John Hartman, University of Kentucky, Bugwood.org
These galls are found mostly on the lower trunk near the soil line. Large galls can develop rapidly and completely girdle a young vine in one season. When galls are numerous, or when they are located on major roots or on the root crown, they disrupt the translocation of water and nutrients, leading to poor growth, gradual dieback, and sometimes the death of the vine. In general, affected plants are more susceptible to adverse environmental conditions, especially winter injury.
The major symptom of the crown gall disease is the fleshy galls. Current-season galls appear in early summer as white, fleshy growths that usually develop near injured vines. By late summer, the galls turn brown. In the fall, they become dry and corky and might fall off the vine in a few years.
The disease organism is caused by the soilborne bacterium Agrobacterium tumefaciens. The bacterium survives for long periods of time in vineyard soils, within galls and within infested vines. A fresh wound is required for gall formation to start in the grapevine. Contaminated planting material (nursery stock) is another source of the disease.

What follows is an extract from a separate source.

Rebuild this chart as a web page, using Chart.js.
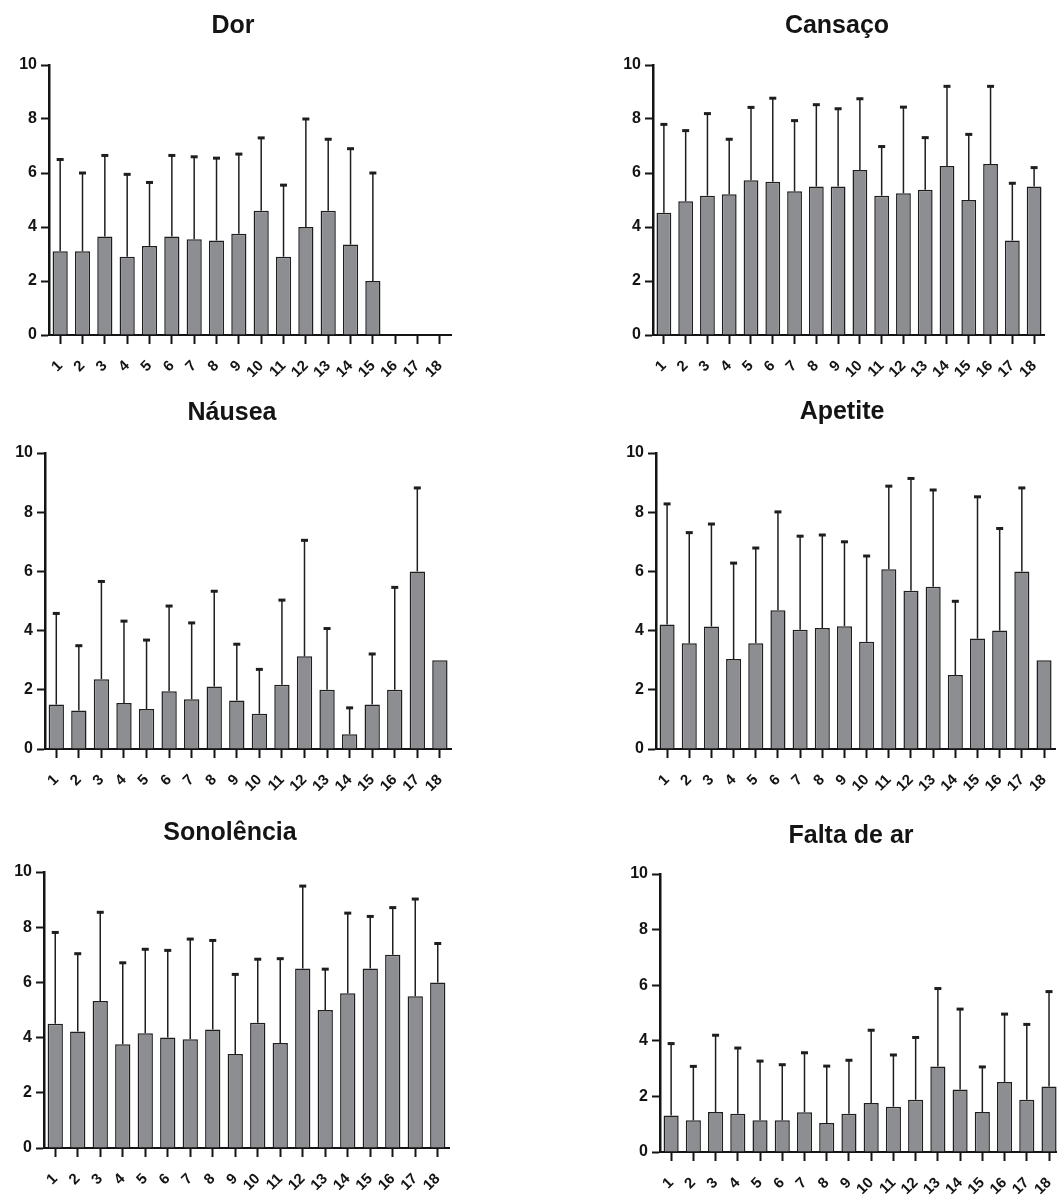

Because the bacterium lives in the soil, it cannot be controlled by chemical sprays. It is necessary to examine new plants before planting and discard any that have galls. In the vineyard, remove large galls on the upper parts of the trunk or on the arms by pruning the arm or trunk below the affected tissue. Then, renew the vine by means of a shoot from the base of the vine.
The development of crown gall is closely correlated with wounding and freeze injury. Practices that reduce wounding, especially during pruning and machinery operation, are useful in managing the disease. Management practices that minimize the risk of cold injury are another technique in the prevention of crown gall. Preventing freeze injuries also is important. In some areas, growers bury young vines in the fall to reduce this type of injury.